A stroller is cabin approved when its folded dimensions fall within an airline's carry-on baggage limits, generally around 55 x 40 x 20 cm. Always verify against the specific airline you're flying, since limits vary by carrier and sometimes by aircraft type.
What size stroller fits in overhead bin?
Most overhead bins accommodate items up to roughly 55 x 40 x 20 cm, matching standard cabin baggage allowances. A stroller folding to that size or smaller has a realistic chance of fitting in the bin, though space isn't guaranteed on a full flight.
Can you take a stroller as carry-on?
On many airlines, yes — if the folded stroller meets carry-on size limits and cabin space allows. Budget carriers are more likely to require gate-checking regardless of stroller size, so it's worth checking the specific airline's stroller policy before you fly.
What is the lightest travel stroller?
Weights vary by model and change as new strollers launch, but strollers designed specifically for air travel typically fall in the 5.5 kg to 7 kg range, compared to 9-13 kg for standard everyday strollers.

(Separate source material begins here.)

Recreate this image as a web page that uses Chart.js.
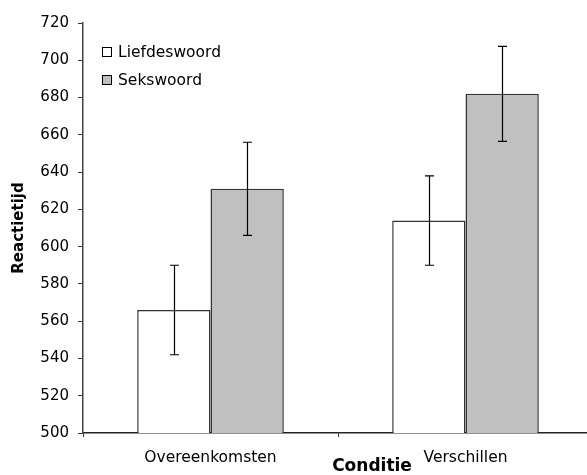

Do I need to gate-check my stroller?
Only if it doesn't meet the airline's cabin baggage size limits, or if the airline's policy requires all strollers to be gate-checked regardless of size — which is common on some low-cost carriers. Gate-checking is free on virtually all airlines and the stroller is typically returned at the aircraft door on arrival.
Final Thoughts
Choosing the right travel stroller comes down to three non-negotiables: folded dimensions within cabin limits, a weight under 7 kg, and a fold mechanism you can operate with one hand. Get these right, and traveling with a baby becomes significantly easier.